High-rise wide-leg jeans
Wide-leg jeans are still having a real moment, and petites do not need to sit that trend out. The trick is high rise and clean drape, so the jean starts the leg line up near the waist instead of chopping it in half. Circana’s 4% sales bump for petite apparel in 2024 lines up with what shoppers already know in practice: when the fit is right, a wide leg can lengthen a short frame instead of dragging it down.
White jeans
White jeans only work when they read polished, not bulky. On a petite body, that usually means a crisp rise, a straight or gently widened leg, and a hem that does not puddle around the ankle like an afterthought. They are the fastest way to make spring outfits feel fresh, but they need structure, especially when the top half is already doing proportion work.
A skirt with movement
Skirts are one of the more practical petite spring moves because they give you shape without swallowing you in fabric.

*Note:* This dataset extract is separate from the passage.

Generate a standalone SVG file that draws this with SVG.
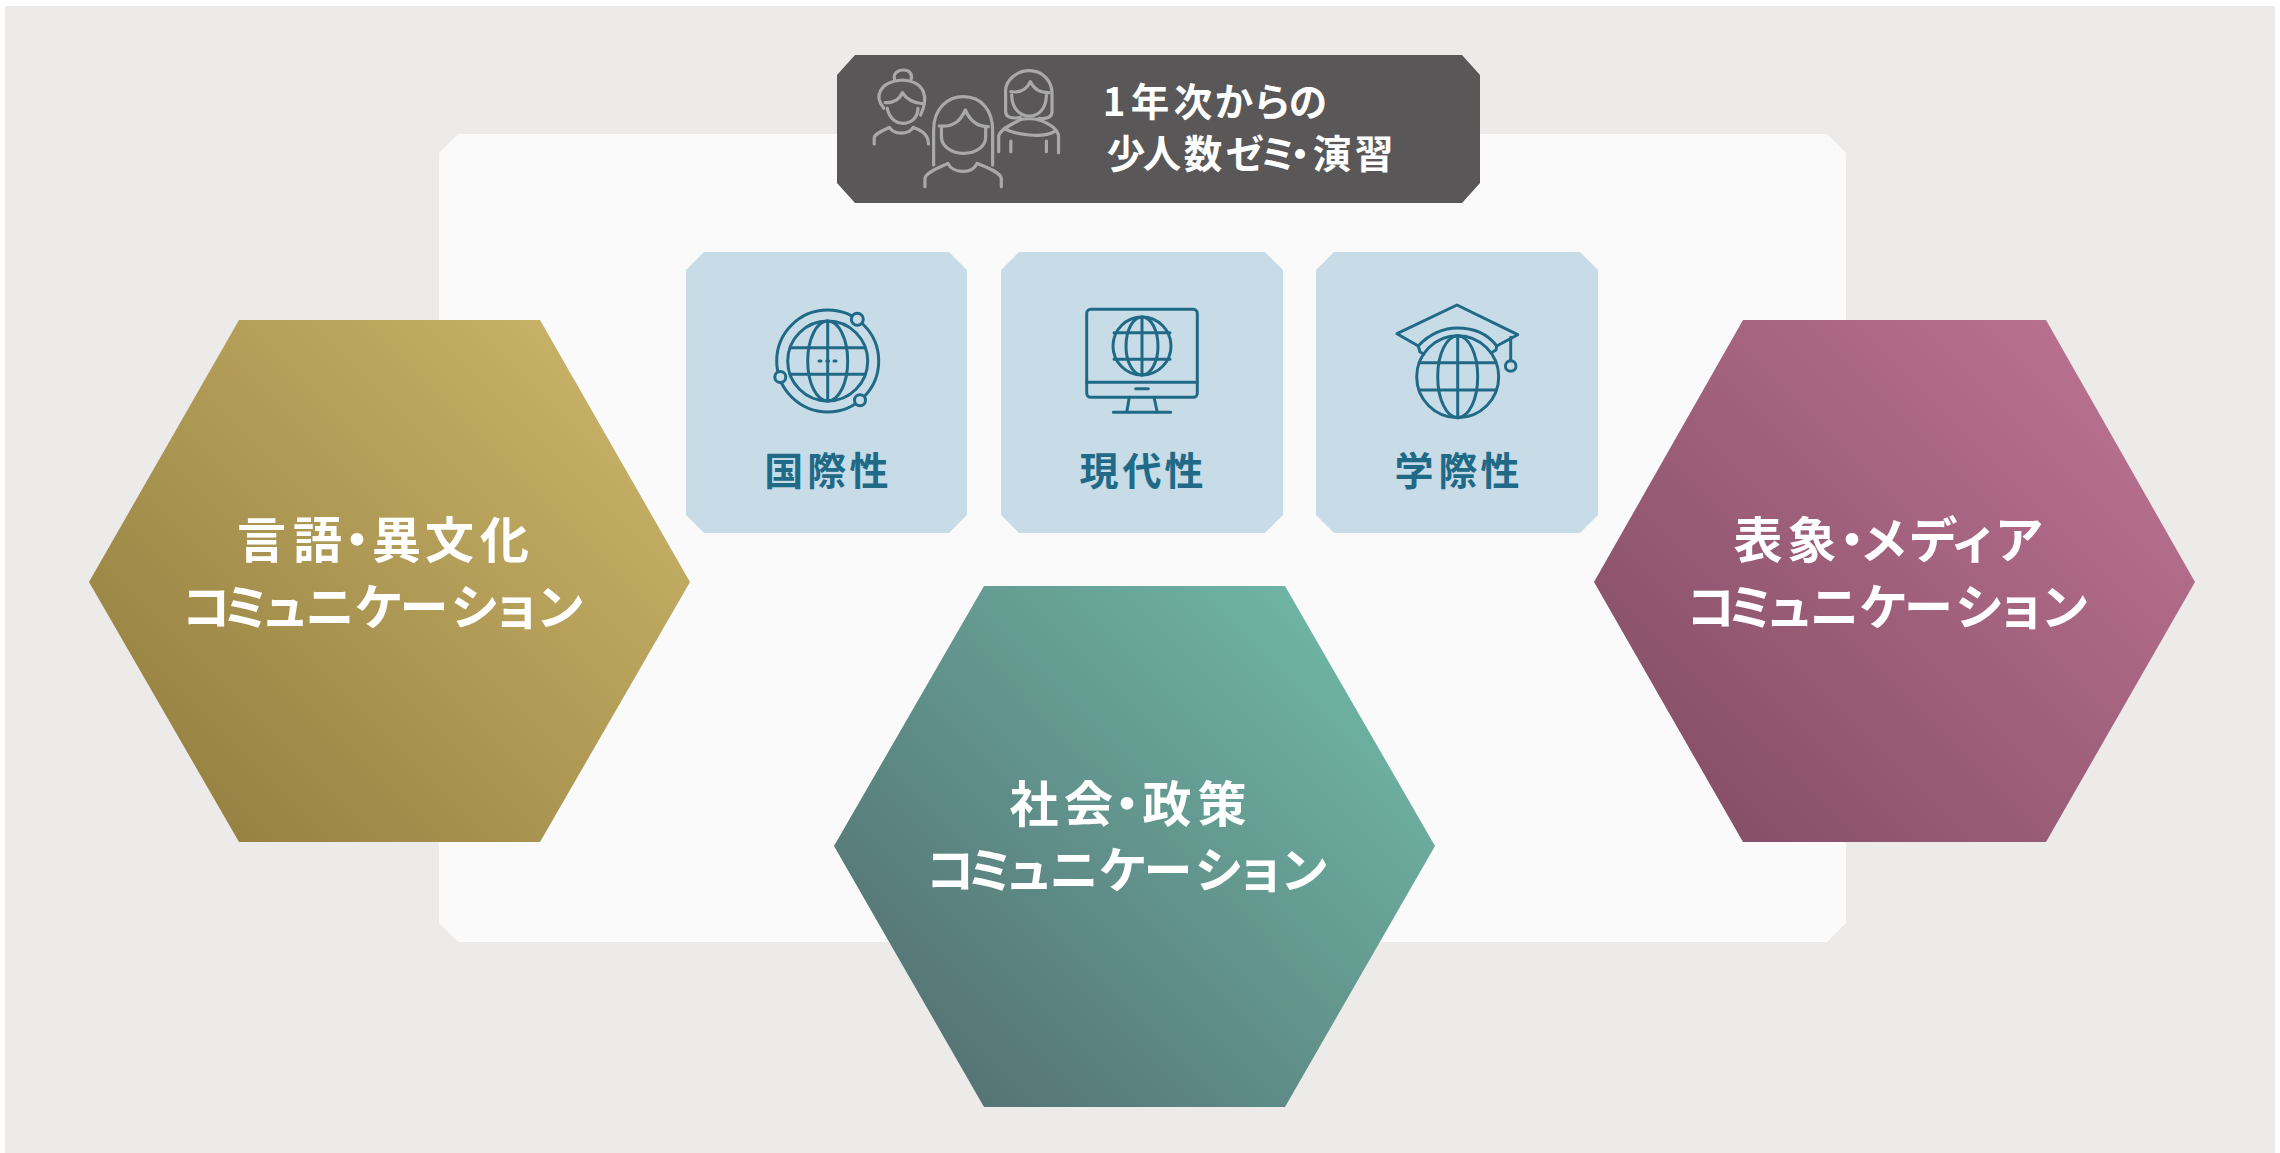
<svg xmlns="http://www.w3.org/2000/svg" width="2280" height="1153" viewBox="0 0 2280 1153">
<style>
text{font-family:"Noto Sans CJK JP","Noto Sans CJK SC",sans-serif;text-anchor:middle}
.hl{font-size:49px;font-weight:700;fill:#fff}
.dl{font-size:38.5px;font-weight:700;fill:#fff}
.cl{font-size:39px;font-weight:700;fill:#206a87}
.ic{fill:none;stroke:#206a87;stroke-width:3;stroke-linecap:round;stroke-linejoin:round}
.pp{fill:none;stroke:#a9a9a9;stroke-linecap:round;stroke-linejoin:round}
.pp path{stroke-width:3.2;vector-effect:non-scaling-stroke}
.card{fill:#c8dce8}
</style>
<defs>
<linearGradient id="gGold" gradientUnits="userSpaceOnUse" x1="184" y1="788" x2="610" y2="362"><stop offset="0" stop-color="#978243"/><stop offset="1" stop-color="#c8b268"/></linearGradient>
<linearGradient id="gGreen" gradientUnits="userSpaceOnUse" x1="928" y1="1052" x2="1354" y2="626"><stop offset="0" stop-color="#557474"/><stop offset="1" stop-color="#6fb6a6"/></linearGradient>
<linearGradient id="gPurple" gradientUnits="userSpaceOnUse" x1="1688" y1="788" x2="2114" y2="362"><stop offset="0" stop-color="#875068"/><stop offset="1" stop-color="#ba7191"/></linearGradient>
</defs>
<rect width="2280" height="1153" fill="#fff"/>
<rect id="background" x="5" y="6" width="2270" height="1147" fill="#ecebe9"/>
<polygon id="panel" points="458,134 1827,134 1846,153 1846,923 1827,942 458,942 439,923 439,153" fill="#fafafa"/>

<g id="node-seminar">
<polygon points="855,55 1462,55 1480,75 1480,183 1462,203 855,203 837,183 837,75" fill="#595758"/>
<g class="pp" transform="translate(820,40) scale(0.4337,0.3333)">
<path d="M172 118C168 100 180 90 192 90C206 90 214 102 210 118"/>
<path d="M147 205C125 170 135 125 190 120C245 125 250 175 232 225"/>
<path d="M155 205C160 240 180 250 190 250C210 250 225 235 226 205"/>
<path d="M150 188C170 190 185 175 190 158C198 175 215 190 240 192"/>
<path d="M125 312V295C125 280 150 270 160 262C170 285 205 285 215 262C230 270 250 280 250 312"/>
<path d="M262 375V270C262 205 295 170 330 170C375 170 398 215 398 270V375"/>
<path d="M280 265V290C280 320 305 340 330 340C360 340 382 320 382 290V262"/>
<path d="M275 258C310 262 325 240 335 210C345 240 360 260 388 260"/>
<path d="M242 440V415C245 395 280 380 295 370C305 400 350 405 362 370C380 380 415 395 418 415V440"/>
<path d="M462 232C440 238 428 230 428 215V160C425 120 455 92 482 92C515 92 535 125 535 160V215C535 230 525 238 505 235"/>
<path d="M442 165C442 210 465 228 482 228C505 228 522 205 522 165"/>
<path d="M440 155C465 160 478 145 485 125C492 145 505 158 528 158"/>
<path d="M412 335V290C412 270 440 255 460 240C470 235 495 235 505 240C530 250 550 270 550 290V338"/>
<path d="M425 265C450 285 515 295 540 275"/>
<path d="M440 303V335M522 303V335"/>
</g>
<text class="dl" x="1114 1150 1193 1234 1272 1308" y="116">1年次からの</text>
<text class="dl" x="1126 1162 1203 1245 1278 1300 1332 1374" y="168">少人数ゼミ・演習</text>
</g>

<g id="node-kokusai">
<polygon class="card" points="704,252 949,252 967,270 967,515 949,533 704,533 686,515 686,270"/>
<g class="ic">
<circle cx="827.7" cy="361" r="51"/>
<circle cx="827.7" cy="361" r="40"/>
<ellipse cx="827.7" cy="361" rx="20" ry="40"/>
<path d="M827.7 321V401M790 347.7H865M790 374.3H865"/>
<path d="M819 361H821M826.7 361H828.7M834 361H836"/>
<circle cx="857.3" cy="319.3" r="6" fill="#c8dce8"/>
<circle cx="780.3" cy="377" r="5.5" fill="#c8dce8"/>
<circle cx="860" cy="400.3" r="5.5" fill="#c8dce8"/>
</g>
<text class="cl" x="783.7 826.7 869" y="485">国際性</text>
</g>

<g id="node-gendai">
<polygon class="card" points="1019,252 1265,252 1283,270 1283,515 1265,533 1019,533 1001,515 1001,270"/>
<g class="ic">
<rect x="1086.7" y="309.3" width="110.6" height="88" rx="4"/>
<path d="M1086.7 382.3H1197.3M1135.7 388.7H1148.3M1129.3 397.3L1126.7 412.3M1154 397.3L1157.3 412.3M1113.3 412.3H1170.7"/>
<circle cx="1142" cy="346" r="29"/>
<ellipse cx="1142" cy="346" rx="16" ry="29"/>
<path d="M1142 317V375M1114 332.7H1170M1114 359.3H1170"/>
</g>
<text class="cl" x="1099 1142 1184" y="485">現代性</text>
</g>

<g id="node-gakusai">
<polygon class="card" points="1334,252 1580,252 1598,270 1598,515 1580,533 1334,533 1316,515 1316,270"/>
<g class="ic">
<circle cx="1457.7" cy="376.7" r="41"/>
<ellipse cx="1457.7" cy="376.7" rx="20" ry="41"/>
<path d="M1457.7 336V417.7M1419 362.7H1496M1419 390H1496"/>
<path d="M1418.3 346L1397 333.7L1457 305L1517.7 334.7L1496.7 346"/>
<path d="M1418.3 346C1430 333 1445 328 1457 328C1472 328 1487 333 1496.7 346"/>
<path d="M1418.3 346L1420 352L1424 354M1496.7 346L1496 350L1491 353"/>
<path d="M1510.7 337.3V360.7"/>
<circle cx="1510.7" cy="366" r="5.3"/>
</g>
<text class="cl" x="1414 1458 1500" y="485">学際性</text>
</g>

<g id="node-gengo">
<polygon points="239,320 540,320 690,582 540,842 239,842 89,582" fill="url(#gGold)"/>
<text class="hl" x="261.5 317.5 357 396.5 449.5 504.5" y="558">言語・異文化</text>
<text class="hl" x="206 246 285 330 379 424 475 516.5 560.6" y="625">コミュニケーション</text>
</g>

<g id="node-shakai">
<polygon points="984,586 1285,586 1435,846 1285,1107 984,1107 834,846" fill="url(#gGreen)"/>
<text class="hl" x="1034 1088.6 1127 1167 1222" y="822">社会・政策</text>
<text class="hl" x="950 990 1029 1074 1123 1168 1219 1260.5 1304.6" y="888">コミュニケーション</text>
</g>

<g id="node-hyosho">
<polygon points="1743,320 2046,320 2195,582 2046,842 1743,842 1594,582" fill="url(#gPurple)"/>
<text class="hl" x="1758 1812 1852 1884 1933 1974 2019" y="558">表象・メディア</text>
<text class="hl" x="1710.5 1750.5 1789.5 1834.5 1883.5 1928.5 1979.5 2021 2065" y="625">コミュニケーション</text>
</g>
<g id="connectors"/>
</svg>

The best version for a shorter frame keeps the waist defined and the hem placed with intention, not randomly at the widest part of the calf where the eye stalls out. Lighter fabrics are the key here, because spring skirts should skim and float, not sit around the body like a stiff tube.

Tailored casual pants
Casual pants are where petite shoppers get punished by sloppy grading, so this is the section where precision matters most. Petite sizing is about height and proportion, not body weight, and there is no universal standard across brands, which is why the right rise and inseam matter more than the number on the tag. A clean, tailored pair skips the tailor trip and still gives you that long, lean line that makes spring dressing look finished.
Column dress
A column dress is the one-and-done answer when you want length without clutter. The silhouette works because it keeps the body in a single vertical line, especially if the neckline opens into a V or the dress has a wrap or belt detail that marks the waist without breaking the line. On a 5'3" frame, that uninterrupted shape can do more than a pile of layers ever will.
Lightweight knit top
Spring calls for lighter fabric, not extra volume, and a lightweight knit top nails that balance. The fabric should skim the body, not cling, and the hem should stop in a place that keeps the proportions tidy, ideally near the hipbone instead of mid-thigh. It is the kind of piece that quietly multiplies the capsule because it can go with white jeans, skirts, or tailored pants without adding visual weight, which is exactly how a small wardrobe starts working harder.